En fin, aún preservando las normas ortográficas, para escribir en español podríamos arreglárnoslas muy bien con tan solo veinticinco letras minúsculas, veinticinco mayúsculas, diez números, un puñado de signos de puntuación, cuatro signos de entonación y un moderado conjunto de caracteres auxiliares. El problema es que este surtido no lo aprobaría una adolescente con telefonito. Ella, para expresarse como quiere, necesita sus caritas, corazones, bailarinas, perritos... Por cierto, yo también.

Los compositores tipográficos también necesitamos montones y montones de chirimbolos. De las familias tipográficas para libros podríamos decir que deben abarcar variaciones diacríticas y variaciones estilísticas. Entre las primeras estarían las redondas, las cursivas y las versalitas; entre las segundas, una gama de pesos que reconocemos con palabras no estandarizadas, como extrafina, fina, normal, de texto, negrita o negrilla, gruesa, entre muchas.

A fin de cuentas, para la composición de buenos documentos solo son indispensables las variaciones diacríticas de un estilo básico; las estilísticas pueden dejarse para los títulos y otros efectos estéticos.

Compre una buena letra
Aunque la tecnología tipográfica nos permite hoy almacenar en un solo archivo muchos miles de letras, un surtido normal de redondas suele ser de unos cuatrocientos a quinientos caracteres. Si en el mismo archivo digital se incluyen las versalitas, como sucede con muchos buenos tipos en el formato Open Type, el conjunto sube a unas ochocientas o mil piezas. Las cursivas, que son un archivo aparte, duplican la suma, pues debe haber un carácter en cursiva prácticamente para cada redondo, versalitas incluidas.

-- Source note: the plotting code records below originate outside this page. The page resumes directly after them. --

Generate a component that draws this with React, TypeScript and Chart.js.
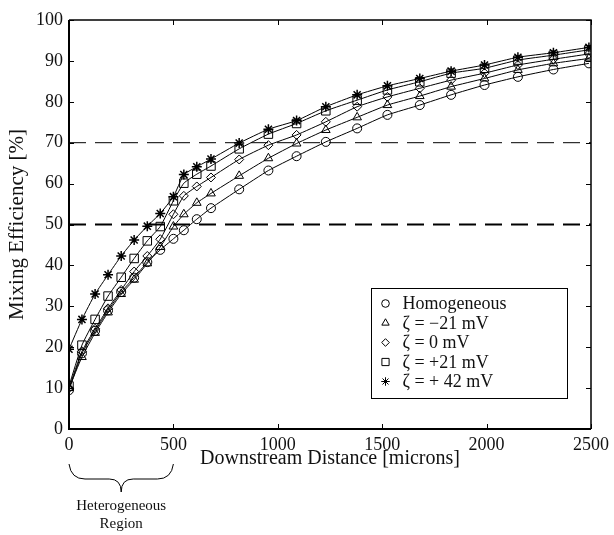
import React, { useEffect, useRef } from 'react';
import { Chart, registerables } from 'chart.js';

Chart.register(...registerables);

// ---- data ----
const distances = [0, 62, 125, 187, 250, 312, 375, 437, 500, 550, 612, 680, 815, 955, 1090, 1230, 1380, 1525, 1680, 1830, 1990, 2150, 2320, 2490];
const homogeneous = [9.5, 18.5, 24, 29, 33.5, 37, 40.8, 43.8, 46.5, 48.6, 51.3, 54.0, 58.6, 63.2, 66.7, 70.2, 73.5, 76.8, 79.2, 81.7, 84.1, 86.1, 87.9, 89.4];
const zetaMinus21 = [10, 17.6, 23.5, 28.5, 33, 36.5, 40.5, 44.5, 49.5, 52.5, 55.3, 57.6, 61.9, 66.2, 69.8, 73.1, 76.2, 79.2, 81.4, 83.7, 85.7, 87.8, 89.4, 90.6];
const zeta0 = [10, 19, 24.5, 29.5, 34, 38.5, 42.3, 46.4, 52.5, 57, 59.3, 61.5, 65.9, 69.4, 71.9, 75.1, 78.8, 81.2, 83.3, 85.3, 87, 89, 90.4, 91.7];
const zetaPlus21 = [10.5, 20.5, 26.8, 32.5, 37.1, 41.7, 46, 49.5, 55.8, 60.1, 62.3, 64.3, 68.5, 72.1, 74.7, 77.8, 80.4, 82.9, 84.9, 87, 88.2, 90.2, 91.4, 92.7];
const zetaPlus42 = [19.5, 26.8, 33, 37.7, 42.3, 46.2, 49.6, 52.7, 56.8, 62.2, 64.1, 66, 69.9, 73.3, 75.4, 78.8, 81.7, 83.9, 85.7, 87.5, 89, 90.9, 92, 93.3];

const seriesLabels = ['Homogeneous', 'ζ = −21 mV', 'ζ = 0 mV', 'ζ = +21 mV', 'ζ = + 42 mV'];
const seriesValues = [homogeneous, zetaMinus21, zeta0, zetaPlus21, zetaPlus42];

const xTicks = [0, 500, 1000, 1500, 2000, 2500];
const yTicks = [0, 10, 20, 30, 40, 50, 60, 70, 80, 90, 100];
const referenceLevels = [50, 70];
const regionRange = [0, 500];
const regionLabel = ['Heterogeneous', 'Region'];
const xTitle = 'Downstream Distance [microns]';
const yTitle = 'Mixing Efficiency [%]';

// ---- styles ----
const SERIF = '"Liberation Serif", "DejaVu Serif", serif';
const TEXT_COLOR = '#111';
const markerStyles = ['circle', 'triangle', 'rectRot', 'rect', 'star'];
const markerRadii = [4.5, 5, 4.5, 6, 5];
const refStyles: Record<number, { width: number; dash: number[] }> = {
  50: { width: 2, dash: [17, 9] },
  70: { width: 1, dash: [17, 9] },
};

function drawMarker(ctx: CanvasRenderingContext2D, style: string, x: number, y: number, r: number) {
  ctx.beginPath();
  if (style === 'circle') {
    ctx.arc(x, y, r, 0, Math.PI * 2);
  } else if (style === 'triangle') {
    ctx.moveTo(x, y - r);
    ctx.lineTo(x + r * 0.866, y + r * 0.5);
    ctx.lineTo(x - r * 0.866, y + r * 0.5);
    ctx.closePath();
  } else if (style === 'rectRot') {
    ctx.moveTo(x, y - r);
    ctx.lineTo(x + r, y);
    ctx.lineTo(x, y + r);
    ctx.lineTo(x - r, y);
    ctx.closePath();
  } else if (style === 'rect') {
    const s = r * Math.SQRT1_2;
    ctx.rect(x - s, y - s, 2 * s, 2 * s);
  } else if (style === 'star') {
    for (let i = 0; i < 4; i++) {
      const a = (i * Math.PI) / 4;
      ctx.moveTo(x + Math.cos(a) * r, y + Math.sin(a) * r);
      ctx.lineTo(x - Math.cos(a) * r, y - Math.sin(a) * r);
    }
  }
  ctx.stroke();
}

const decorPlugin = {
  id: 'decor',
  beforeDatasetsDraw(chart: any) {
    const { ctx, chartArea: a, scales } = chart;
    const y = scales.y;
    ctx.save();
    ctx.beginPath();
    ctx.rect(a.left, a.top, a.right - a.left, a.bottom - a.top);
    ctx.clip();
    ctx.strokeStyle = '#000';
    referenceLevels.forEach((lvl) => {
      const st = refStyles[lvl];
      const py = y.getPixelForValue(lvl);
      ctx.lineWidth = st.width;
      ctx.setLineDash(st.dash);
      ctx.beginPath();
      ctx.moveTo(a.left, py);
      ctx.lineTo(a.right, py);
      ctx.stroke();
    });
    ctx.restore();
  },
  afterDraw(chart: any) {
    const { ctx, chartArea: a, scales } = chart;
    const xs = scales.x;
    const ys = scales.y;
    ctx.save();
    ctx.strokeStyle = '#000';
    ctx.setLineDash([]);
    // frame
    ctx.lineWidth = 1.5;
    ctx.beginPath();
    ctx.moveTo(a.left, a.top);
    ctx.lineTo(a.right, a.top);
    ctx.lineTo(a.right, a.bottom);
    ctx.stroke();
    ctx.lineWidth = 2;
    ctx.beginPath();
    ctx.moveTo(a.left, a.top);
    ctx.lineTo(a.left, a.bottom);
    ctx.lineTo(a.right, a.bottom);
    ctx.stroke();
    // inward ticks
    ctx.lineWidth = 1;
    const tl = 5;
    xTicks.forEach((v) => {
      const px = Math.round(xs.getPixelForValue(v)) + 0.5;
      ctx.beginPath();
      ctx.moveTo(px, a.bottom);
      ctx.lineTo(px, a.bottom - tl);
      ctx.moveTo(px, a.top);
      ctx.lineTo(px, a.top + tl);
      ctx.stroke();
    });
    yTicks.forEach((v) => {
      const py = Math.round(ys.getPixelForValue(v)) + 0.5;
      ctx.beginPath();
      ctx.moveTo(a.left, py);
      ctx.lineTo(a.left + tl, py);
      ctx.moveTo(a.right, py);
      ctx.lineTo(a.right - tl, py);
      ctx.stroke();
    });

    // legend box
    const bx = a.right - 219.5;
    const by = a.top + 268.5;
    const bw = 196;
    const bh = 110;
    ctx.fillStyle = '#fff';
    ctx.fillRect(bx, by, bw, bh);
    ctx.lineWidth = 1;
    ctx.strokeRect(bx, by, bw, bh);
    ctx.font = `18px ${SERIF}`;
    ctx.fillStyle = TEXT_COLOR;
    ctx.textBaseline = 'middle';
    ctx.textAlign = 'left';
    seriesLabels.forEach((lbl, i) => {
      const ry = by + 15 + i * 19.5;
      drawMarker(ctx, markerStyles[i], bx + 14, ry, markerRadii[i] * 0.85);
      ctx.fillText(lbl, bx + 31, ry + 1);
    });

    // brace under heterogeneous region
    const x0 = xs.getPixelForValue(regionRange[0]);
    const x1 = xs.getPixelForValue(regionRange[1]);
    const xc = (x0 + x1) / 2;
    const yTop = a.bottom + 35;
    const yMid = a.bottom + 50;
    const yTip = a.bottom + 63;
    ctx.lineWidth = 1;
    ctx.beginPath();
    ctx.moveTo(x0, yTop);
    ctx.quadraticCurveTo(x0 + 2, yMid, x0 + 16, yMid);
    ctx.lineTo(xc - 12, yMid);
    ctx.quadraticCurveTo(xc, yMid, xc, yTip);
    ctx.quadraticCurveTo(xc, yMid, xc + 12, yMid);
    ctx.lineTo(x1 - 16, yMid);
    ctx.quadraticCurveTo(x1 - 2, yMid, x1, yTop);
    ctx.stroke();
    ctx.font = `15px ${SERIF}`;
    ctx.textAlign = 'center';
    regionLabel.forEach((t, i) => {
      ctx.fillText(t, xc, a.bottom + 77 + i * 18);
    });
    ctx.restore();
  },
};

export default function App() {
  const canvasRef = useRef<HTMLCanvasElement | null>(null);

  useEffect(() => {
    document.body.style.margin = '0';
    const canvas = canvasRef.current;
    if (!canvas) return;
    const datasets = seriesLabels.map((label, i) => ({
      label,
      data: distances.map((d, j) => ({ x: d, y: seriesValues[i][j] })),
      borderColor: '#000',
      borderWidth: 1,
      backgroundColor: 'rgba(0,0,0,0)',
      pointStyle: markerStyles[i] as any,
      pointRadius: markerRadii[i],
      pointBorderColor: '#000',
      pointBackgroundColor: 'rgba(0,0,0,0)',
      pointBorderWidth: i === 4 ? 1.5 : 1,
      tension: 0.15,
      fill: false,
    }));
    const chart = new Chart(canvas, {
      type: 'line',
      data: { datasets },
      plugins: [decorPlugin],
      options: {
        animation: false,
        responsive: false,
        devicePixelRatio: 1,
        layout: { padding: { top: 20, right: 23, left: 0, bottom: 0 } },
        plugins: { legend: { display: false }, tooltip: { enabled: false } },
        scales: {
          x: {
            type: 'linear',
            min: 0,
            max: 2500,
            afterFit: (s: any) => { s.height = 106; },
            afterBuildTicks: (s: any) => { s.ticks = xTicks.map((v) => ({ value: v })); },
            grid: { display: false, drawTicks: false },
            border: { display: false },
            ticks: {
              padding: 5,
              color: TEXT_COLOR,
              font: { family: SERIF, size: 18 },
              callback: (v: any) => String(v),
              maxRotation: 0,
            },
            title: {
              display: true,
              text: xTitle,
              color: TEXT_COLOR,
              font: { family: SERIF, size: 20 },
              padding: { top: 0, bottom: 64 },
            },
          },
          y: {
            type: 'linear',
            min: 0,
            max: 100,
            afterFit: (s: any) => { s.width = 69; },
            afterBuildTicks: (s: any) => { s.ticks = yTicks.map((v) => ({ value: v })); },
            grid: { display: false, drawTicks: false },
            border: { display: false },
            ticks: {
              padding: 6,
              color: TEXT_COLOR,
              font: { family: SERIF, size: 18 },
              callback: (v: any) => String(v),
            },
            title: {
              display: true,
              text: yTitle,
              color: TEXT_COLOR,
              font: { family: SERIF, size: 21 },
              padding: { top: 5, bottom: 0 },
            },
          },
        },
      },
    });
    return () => chart.destroy();
  }, []);

  return (
    <div style={{ width: 614, height: 535 }}>
      <canvas ref={canvasRef} width={614} height={535} />
    </div>
  );
}
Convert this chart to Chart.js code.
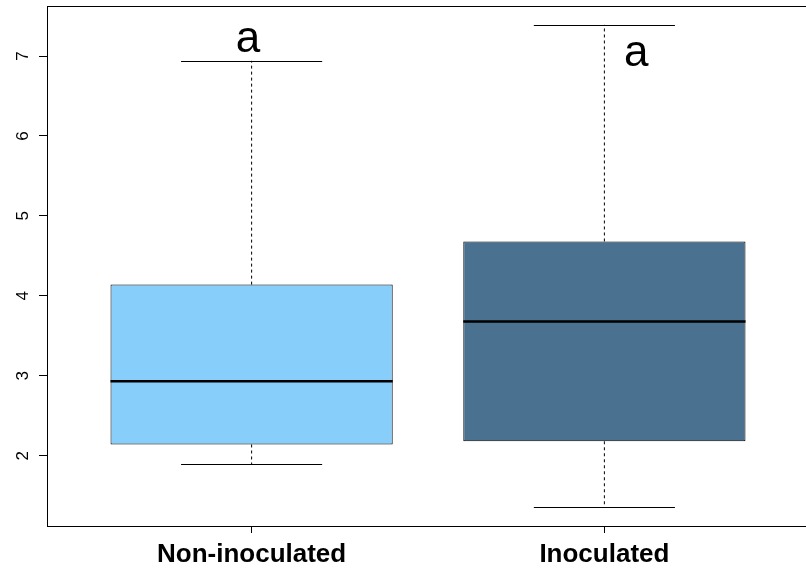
<!DOCTYPE html>
<html>
<head>
<meta charset="utf-8">
<script src="https://cdn.jsdelivr.net/npm/chart.js@4/dist/chart.umd.min.js"></script>
<style>
html,body{margin:0;padding:0;background:#fff;overflow:hidden;width:806px;height:569px;}
canvas{display:block;}
</style>
</head>
<body>
<canvas id="c" width="812" height="569"></canvas>
<script>
// ---- data ----
const categories = ["Non-inoculated", "Inoculated"];
const lowerWhisker = [1.89, 1.36];
const q1 = [2.14, 2.18];
const median = [2.93, 3.68];
const q3 = [4.14, 4.68];
const upperWhisker = [6.94, 7.39];
const groupLetters = ["a", "a"];
const letterX = [0.99, 2.09];
const letterY = [7.2, 7.03];
const yTicks = [2, 3, 4, 5, 6, 7];
const boxColors = ["#87CEFA", "#4A7190"];

const FONT = "'Liberation Sans', Arial, Helvetica, sans-serif";

const boxPlugin = {
  id: 'boxExtras',
  afterDatasetsDraw(chart) {
    const ctx = chart.ctx;
    const xs = chart.scales.x, ys = chart.scales.y;
    const meta = chart.getDatasetMeta(0);
    ctx.save();
    categories.forEach((c, i) => {
      const xc = xs.getPixelForValue(i + 1);
      const bw = meta.data[i].width;
      const half = bw / 4;
      ctx.strokeStyle = '#000';
      ctx.lineWidth = 1;
      ctx.setLineDash([3, 3]);
      ctx.beginPath();
      ctx.moveTo(xc, ys.getPixelForValue(q3[i]));
      ctx.lineTo(xc, ys.getPixelForValue(upperWhisker[i]));
      ctx.moveTo(xc, ys.getPixelForValue(q1[i]));
      ctx.lineTo(xc, ys.getPixelForValue(lowerWhisker[i]));
      ctx.stroke();
      ctx.setLineDash([]);
      ctx.beginPath();
      const yu = Math.round(ys.getPixelForValue(upperWhisker[i])) + 0.5;
      const yl = Math.round(ys.getPixelForValue(lowerWhisker[i])) + 0.5;
      ctx.moveTo(xc - half, yu); ctx.lineTo(xc + half, yu);
      ctx.moveTo(xc - half, yl); ctx.lineTo(xc + half, yl);
      ctx.stroke();
      ctx.lineWidth = 2.5;
      ctx.beginPath();
      const ym = ys.getPixelForValue(median[i]);
      ctx.moveTo(xc - bw / 2, ym); ctx.lineTo(xc + bw / 2, ym);
      ctx.stroke();
      ctx.fillStyle = '#000';
      ctx.font = '44px ' + FONT;
      ctx.textAlign = 'center';
      ctx.textBaseline = 'middle';
      ctx.fillText(groupLetters[i], xs.getPixelForValue(letterX[i]), ys.getPixelForValue(letterY[i]));
    });
    ctx.restore();
  },
  afterDraw(chart) {
    const a = chart.chartArea, ctx = chart.ctx;
    ctx.save();
    ctx.strokeStyle = '#000';
    ctx.lineWidth = 1;
    ctx.strokeRect(Math.round(a.left) + 0.5, Math.round(a.top) + 0.5, Math.round(a.right - a.left), Math.round(a.bottom - a.top));
    ctx.restore();
  }
};

new Chart(document.getElementById('c'), {
  type: 'bar',
  data: {
    datasets: [{
      data: categories.map((c, i) => ({ x: i + 1, y: [q1[i], q3[i]] })),
      backgroundColor: boxColors,
      borderColor: '#000',
      borderWidth: 1,
      borderSkipped: false,
      categoryPercentage: 1,
      barPercentage: 0.8
    }]
  },
  options: {
    responsive: false,
    animation: false,
    events: [],
    layout: { padding: { top: 6, right: 3, left: 0, bottom: 0 } },
    plugins: { legend: { display: false }, tooltip: { enabled: false } },
    scales: {
      x: {
        type: 'linear',
        offset: false,
        min: 0.42,
        max: 2.58,
        afterBuildTicks: s => { s.ticks = categories.map((c, i) => ({ value: i + 1 })); },
        afterFit: s => { s.height = 43; s.paddingLeft = 0; s.paddingRight = 0; s.paddingTop = 0; s.paddingBottom = 0; },
        grid: { display: true, offset: false, drawOnChartArea: false, drawTicks: true, tickLength: 7, color: '#000' },
        border: { display: true, color: '#000' },
        ticks: {
          callback: v => categories[Math.round(v) - 1] || '',
          font: { family: FONT, size: 26, weight: 'bold' },
          color: '#000',
          padding: 6,
          maxRotation: 0,
          autoSkip: false
        }
      },
      y: {
        type: 'linear',
        min: 1.12,
        max: 7.626,
        afterBuildTicks: s => { s.ticks = yTicks.map(v => ({ value: v })); },
        afterFit: s => { s.width = 47; s.paddingTop = 0; s.paddingBottom = 0; s.paddingLeft = 0; s.paddingRight = 0; },
        grid: { display: true, drawOnChartArea: false, drawTicks: true, tickLength: 8, color: '#000' },
        border: { display: true, color: '#000' },
        ticks: {
          font: { family: FONT, size: 17 },
          color: '#000',
          minRotation: 90,
          maxRotation: 90,
          crossAlign: 'center',
          padding: 11
        }
      }
    }
  },
  plugins: [boxPlugin]
});
</script>
</body>
</html>
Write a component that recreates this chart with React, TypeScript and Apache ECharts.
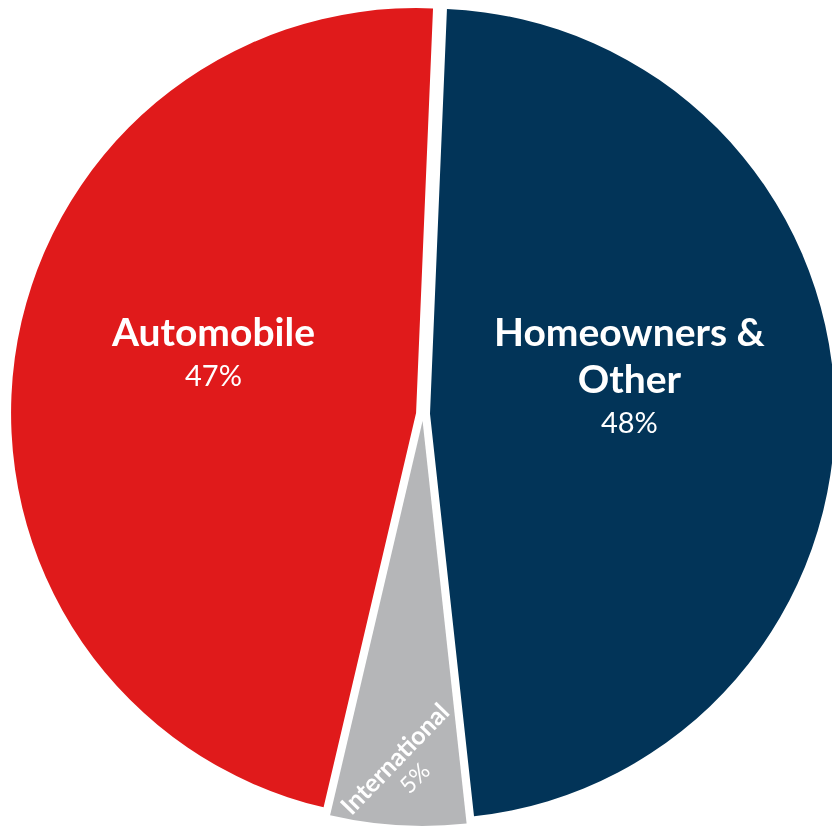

Con un surtido así, podemos editar documentos en casi todas las lenguas de Europa; pero, sí se tratara de libros de matemáticas, misales, diccionarios con etimologías o revistas del corazón con horóscopo, nos veríamos obligados a echar mano de una segunda fuente tipográfica. A menudo, esta segunda fuente resulta estéticamente incompatible con la principal. En las publicaciones no faltan palabras en griego compuestas con un tipo romano antiguo y un tanto ornamental en medio de una página hecha con un sobrio y moderno paloseco. ¡Uf, se ven muy mal!